# First job interview



## Jumping4Joy (Jan 29, 2014)

I have my first job interview tomorrow at a fancy hunter/jumper barn near my house. I'm really nervous because this is my first job ever! I'm planning on wearing Kerrits breeches, ariat paddock boots (which I'm cleaning as we speak lol), and a polo. Do you think that would be acceptable to wear? Also, if anyone has any tips that would be very helpful, thank you. P.S I'm applying for a farm hand/groom position.
_Posted via Mobile Device_


----------



## howrsegirl123 (Feb 19, 2012)

I think that would be acceptable to wear, given what position you are going for. I work at a barn too, but it's probably not nearly as fancy as this one, never had to do an interview either, so I honestly don't have any tips there.

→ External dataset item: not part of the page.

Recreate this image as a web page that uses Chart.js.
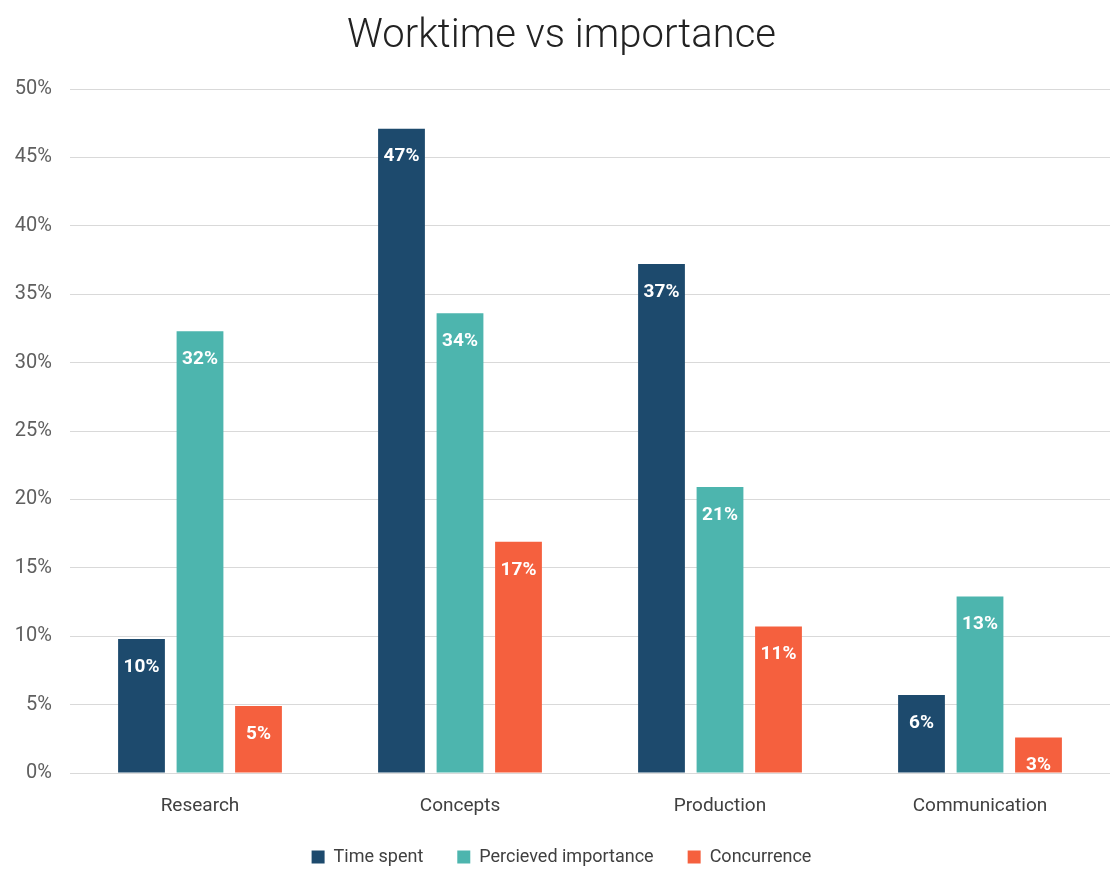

Good luck!
_Posted via Mobile Device_


----------



## twolucid (Jan 14, 2014)

howrsegirl123 said:


> I think that would be acceptable to wear, given what position you are going for. I work at a barn too, but it's probably not nearly as fancy as this one, never had to do an interview either, so I honestly don't have any tips there. Good luck!
> _Posted via Mobile Device_


Yeah, i wear ripped jeans with tank tops at the barn I work at, I would hate to put the wear and tear on my polos and breeches, though my paddock boots are completely destroyed anyways. I do all of the dirty work though so my boss understands.


----------